* START RAW DATA *

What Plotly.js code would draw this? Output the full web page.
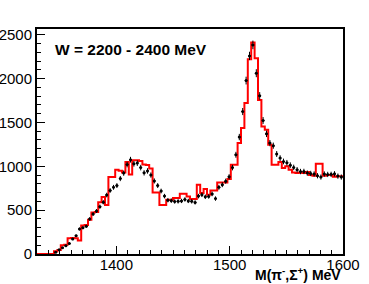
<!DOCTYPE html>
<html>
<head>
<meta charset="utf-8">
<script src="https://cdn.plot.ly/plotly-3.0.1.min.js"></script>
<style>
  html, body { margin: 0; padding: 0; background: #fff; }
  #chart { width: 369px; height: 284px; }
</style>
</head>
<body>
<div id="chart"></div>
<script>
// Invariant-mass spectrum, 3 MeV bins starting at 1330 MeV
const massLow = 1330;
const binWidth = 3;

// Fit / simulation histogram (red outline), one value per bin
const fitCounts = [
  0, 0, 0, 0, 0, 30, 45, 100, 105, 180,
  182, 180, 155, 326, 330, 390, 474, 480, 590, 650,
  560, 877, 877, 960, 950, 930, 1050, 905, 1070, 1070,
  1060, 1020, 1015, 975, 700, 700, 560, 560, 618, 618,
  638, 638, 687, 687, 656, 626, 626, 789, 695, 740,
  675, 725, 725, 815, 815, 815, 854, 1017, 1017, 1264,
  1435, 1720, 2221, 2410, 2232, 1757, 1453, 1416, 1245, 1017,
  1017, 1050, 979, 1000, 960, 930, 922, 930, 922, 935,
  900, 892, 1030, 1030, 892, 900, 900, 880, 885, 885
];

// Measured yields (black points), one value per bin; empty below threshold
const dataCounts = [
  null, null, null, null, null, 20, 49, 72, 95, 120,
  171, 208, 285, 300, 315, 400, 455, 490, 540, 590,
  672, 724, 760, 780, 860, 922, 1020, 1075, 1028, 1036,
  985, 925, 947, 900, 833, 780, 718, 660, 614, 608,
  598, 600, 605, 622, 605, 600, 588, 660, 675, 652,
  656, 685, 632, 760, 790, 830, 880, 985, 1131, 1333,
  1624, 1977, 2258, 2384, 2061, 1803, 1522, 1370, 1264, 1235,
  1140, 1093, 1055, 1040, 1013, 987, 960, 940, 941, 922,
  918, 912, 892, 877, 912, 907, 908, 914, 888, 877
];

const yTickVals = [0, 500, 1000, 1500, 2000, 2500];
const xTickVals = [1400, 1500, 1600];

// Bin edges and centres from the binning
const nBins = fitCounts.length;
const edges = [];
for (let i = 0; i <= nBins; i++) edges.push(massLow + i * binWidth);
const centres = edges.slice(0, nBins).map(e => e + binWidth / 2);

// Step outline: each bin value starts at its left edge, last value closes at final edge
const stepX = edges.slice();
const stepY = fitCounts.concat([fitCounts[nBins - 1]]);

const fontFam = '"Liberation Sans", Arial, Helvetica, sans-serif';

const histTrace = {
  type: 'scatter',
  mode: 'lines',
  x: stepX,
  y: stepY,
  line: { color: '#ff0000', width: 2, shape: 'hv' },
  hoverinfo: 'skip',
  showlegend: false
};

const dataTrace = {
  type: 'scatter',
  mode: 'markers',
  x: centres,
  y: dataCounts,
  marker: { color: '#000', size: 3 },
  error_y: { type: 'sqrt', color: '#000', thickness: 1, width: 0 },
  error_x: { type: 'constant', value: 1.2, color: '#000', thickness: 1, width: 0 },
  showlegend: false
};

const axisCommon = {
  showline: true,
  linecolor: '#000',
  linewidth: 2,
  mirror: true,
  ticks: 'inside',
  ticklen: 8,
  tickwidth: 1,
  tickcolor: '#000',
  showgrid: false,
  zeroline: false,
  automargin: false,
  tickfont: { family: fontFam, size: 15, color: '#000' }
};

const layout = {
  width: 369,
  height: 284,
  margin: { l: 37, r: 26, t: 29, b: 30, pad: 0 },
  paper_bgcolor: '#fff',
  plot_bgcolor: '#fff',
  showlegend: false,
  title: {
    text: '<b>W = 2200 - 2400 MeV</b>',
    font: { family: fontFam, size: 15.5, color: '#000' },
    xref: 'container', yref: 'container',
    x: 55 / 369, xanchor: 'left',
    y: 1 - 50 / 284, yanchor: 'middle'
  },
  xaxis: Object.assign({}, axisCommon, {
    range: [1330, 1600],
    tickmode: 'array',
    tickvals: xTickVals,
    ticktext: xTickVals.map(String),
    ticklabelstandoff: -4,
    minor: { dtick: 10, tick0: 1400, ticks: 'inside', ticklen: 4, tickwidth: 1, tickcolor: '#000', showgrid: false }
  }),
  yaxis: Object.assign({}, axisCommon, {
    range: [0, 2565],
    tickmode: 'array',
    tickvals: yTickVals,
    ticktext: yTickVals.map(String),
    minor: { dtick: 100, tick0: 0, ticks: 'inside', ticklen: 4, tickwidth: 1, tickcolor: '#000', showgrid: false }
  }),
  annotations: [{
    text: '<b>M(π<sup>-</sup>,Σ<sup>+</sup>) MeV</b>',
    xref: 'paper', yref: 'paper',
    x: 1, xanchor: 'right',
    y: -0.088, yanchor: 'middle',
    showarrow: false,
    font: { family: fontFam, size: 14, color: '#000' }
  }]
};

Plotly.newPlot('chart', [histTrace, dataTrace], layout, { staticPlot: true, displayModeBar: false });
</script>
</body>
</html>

* END RAW DATA *

• **EXERCISE PROMPT**: Give back the whole listing as it stands, minus its pictures.

• **ANSWER BELOW**:
What Plotly.js code would draw this? Output the full web page.
<!DOCTYPE html>
<html>
<head>
<meta charset="utf-8">
<script src="https://cdn.plot.ly/plotly-3.0.1.min.js"></script>
<style>
  html, body { margin: 0; padding: 0; background: #fff; }
  #chart { width: 369px; height: 284px; }
</style>
</head>
<body>
<div id="chart"></div>
<script>
// Invariant-mass spectrum, 3 MeV bins starting at 1330 MeV
const massLow = 1330;
const binWidth = 3;

// Fit / simulation histogram (red outline), one value per bin
const fitCounts = [
  0, 0, 0, 0, 0, 30, 45, 100, 105, 180,
  182, 180, 155, 326, 330, 390, 474, 480, 590, 650,
  560, 877, 877, 960, 950, 930, 1050, 905, 1070, 1070,
  1060, 1020, 1015, 975, 700, 700, 560, 560, 618, 618,
  638, 638, 687, 687, 656, 626, 626, 789, 695, 740,
  675, 725, 725, 815, 815, 815, 854, 1017, 1017, 1264,
  1435, 1720, 2221, 2410, 2232, 1757, 1453, 1416, 1245, 1017,
  1017, 1050, 979, 1000, 960, 930, 922, 930, 922, 935,
  900, 892, 1030, 1030, 892, 900, 900, 880, 885, 885
];

// Measured yields (black points), one value per bin; empty below threshold
const dataCounts = [
  null, null, null, null, null, 20, 49, 72, 95, 120,
  171, 208, 285, 300, 315, 400, 455, 490, 540, 590,
  672, 724, 760, 780, 860, 922, 1020, 1075, 1028, 1036,
  985, 925, 947, 900, 833, 780, 718, 660, 614, 608,
  598, 600, 605, 622, 605, 600, 588, 660, 675, 652,
  656, 685, 632, 760, 790, 830, 880, 985, 1131, 1333,
  1624, 1977, 2258, 2384, 2061, 1803, 1522, 1370, 1264, 1235,
  1140, 1093, 1055, 1040, 1013, 987, 960, 940, 941, 922,
  918, 912, 892, 877, 912, 907, 908, 914, 888, 877
];

const yTickVals = [0, 500, 1000, 1500, 2000, 2500];
const xTickVals = [1400, 1500, 1600];

// Bin edges and centres from the binning
const nBins = fitCounts.length;
const edges = [];
for (let i = 0; i <= nBins; i++) edges.push(massLow + i * binWidth);
const centres = edges.slice(0, nBins).map(e => e + binWidth / 2);

// Step outline: each bin value starts at its left edge, last value closes at final edge
const stepX = edges.slice();
const stepY = fitCounts.concat([fitCounts[nBins - 1]]);

const fontFam = '"Liberation Sans", Arial, Helvetica, sans-serif';

const histTrace = {
  type: 'scatter',
  mode: 'lines',
  x: stepX,
  y: stepY,
  line: { color: '#ff0000', width: 2, shape: 'hv' },
  hoverinfo: 'skip',
  showlegend: false
};

const dataTrace = {
  type: 'scatter',
  mode: 'markers',
  x: centres,
  y: dataCounts,
  marker: { color: '#000', size: 3 },
  error_y: { type: 'sqrt', color: '#000', thickness: 1, width: 0 },
  error_x: { type: 'constant', value: 1.2, color: '#000', thickness: 1, width: 0 },
  showlegend: false
};

const axisCommon = {
  showline: true,
  linecolor: '#000',
  linewidth: 2,
  mirror: true,
  ticks: 'inside',
  ticklen: 8,
  tickwidth: 1,
  tickcolor: '#000',
  showgrid: false,
  zeroline: false,
  automargin: false,
  tickfont: { family: fontFam, size: 15, color: '#000' }
};

const layout = {
  width: 369,
  height: 284,
  margin: { l: 37, r: 26, t: 29, b: 30, pad: 0 },
  paper_bgcolor: '#fff',
  plot_bgcolor: '#fff',
  showlegend: false,
  title: {
    text: '<b>W = 2200 - 2400 MeV</b>',
    font: { family: fontFam, size: 15.5, color: '#000' },
    xref: 'container', yref: 'container',
    x: 55 / 369, xanchor: 'left',
    y: 1 - 50 / 284, yanchor: 'middle'
  },
  xaxis: Object.assign({}, axisCommon, {
    range: [1330, 1600],
    tickmode: 'array',
    tickvals: xTickVals,
    ticktext: xTickVals.map(String),
    ticklabelstandoff: -4,
    minor: { dtick: 10, tick0: 1400, ticks: 'inside', ticklen: 4, tickwidth: 1, tickcolor: '#000', showgrid: false }
  }),
  yaxis: Object.assign({}, axisCommon, {
    range: [0, 2565],
    tickmode: 'array',
    tickvals: yTickVals,
    ticktext: yTickVals.map(String),
    minor: { dtick: 100, tick0: 0, ticks: 'inside', ticklen: 4, tickwidth: 1, tickcolor: '#000', showgrid: false }
  }),
  annotations: [{
    text: '<b>M(π<sup>-</sup>,Σ<sup>+</sup>) MeV</b>',
    xref: 'paper', yref: 'paper',
    x: 1, xanchor: 'right',
    y: -0.088, yanchor: 'middle',
    showarrow: false,
    font: { family: fontFam, size: 14, color: '#000' }
  }]
};

Plotly.newPlot('chart', [histTrace, dataTrace], layout, { staticPlot: true, displayModeBar: false });
</script>
</body>
</html>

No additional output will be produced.